One of the most influential men in my career was Tom Miller, the producer of
Happy Days
. Tom had grown up in Milwaukee, and that’s one of the reasons the series was set there. His parents owned a dry cleaning business, and we figured we could get free dry cleaning when we shot on location. Tom was always promoting my career. He would say things in network meetings that I would never say myself, like “Garry is a major talent.” Tom loved making entertainment, and before he went into television he had worked as director Billy Wilder’s assistant. Tom wore the creative producer hat on
Happy Days
, and our other producer, Eddie Milkis, wore the
technical one. Together the three of us made a great television producing team because we each brought our own talents to the table without too much ego to complicate things.

As with
The Odd Couple
, I put together a writers’ table with faces new and old. Some got overwhelmed by the pace and we had to let them go. One writer locked himself in his office, started playing his guitar, and wouldn’t come out. He didn’t last long. But when writers left we replaced them the next day. When Lowell Ganz finished up on
The Odd Couple
, I moved him over to
Happy Days
to write and produce. Lowell broke up with writer Mark Rothman, and we brought in new writers such as Brian Levant and Babaloo Mandel. I also hired older writers, like Walter Kempley and Bob Howard, who had worked in New York with me on Jack Paar’s
Tonight Show
. We even had a very young writer who had just gotten out of Chino State Prison for juveniles, and another one who lived out of his car until he saved enough money to rent an apartment. Again, you didn’t need the perfect education to write for
Happy Days
. It didn’t matter what background you had as a writer, you just needed to be funny and be able to stay up late. Stamina and quickness counted for a lot back then, and I was not afraid to fire those who didn’t have both.

Happy Days
will always be remembered most for the cast. Within the first season we all went from new friends to old friends. I didn’t know Henry Winkler before he auditioned for the part of Fonzie. And I remember he was not at all the type of actor I was looking for. I thought I wanted a tall, handsome blond, and in walked a short, dark-haired actor from Emerson College and the Yale School of Drama. But before I could dismiss him, I hired him. His audition taught me something. Casting isn’t always about what you’re looking for. Sometimes it is about recognizing potential and what is standing in front of you. Henry wasn’t Fonzie, but he could “act” like Fonzie.

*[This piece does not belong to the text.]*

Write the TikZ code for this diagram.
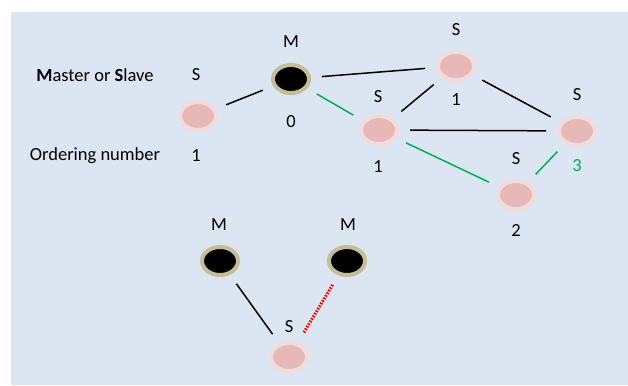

We had no idea at the time that Henry’s portrayal of Fonzie would become so popular with the television audience. In fact, Fonzie began as a secondary character with very few lines. When he started drawing so much focus, we had to adjust the scripts. Henry was very energetic and was becoming a more important force on the show. At one point Fonzie was so wildly popular that I got a
call from ABC saying that they wanted to change the name of the show from
Happy Days
to
Fonzie
. Ron Howard, who played Richie Cunningham, and Henry both knew about this suggestion, but we didn’t have to spend much time to decide what to do. Changing the name of the show would be insulting to Ron, our kind and steady star. Henry agreed with me and wouldn’t support any change in the title. So Henry proved to be not only a talented actor but a sensitive gentleman as well. Another actor might have taken the new title and run with it, but that wasn’t Henry’s style, and it still isn’t.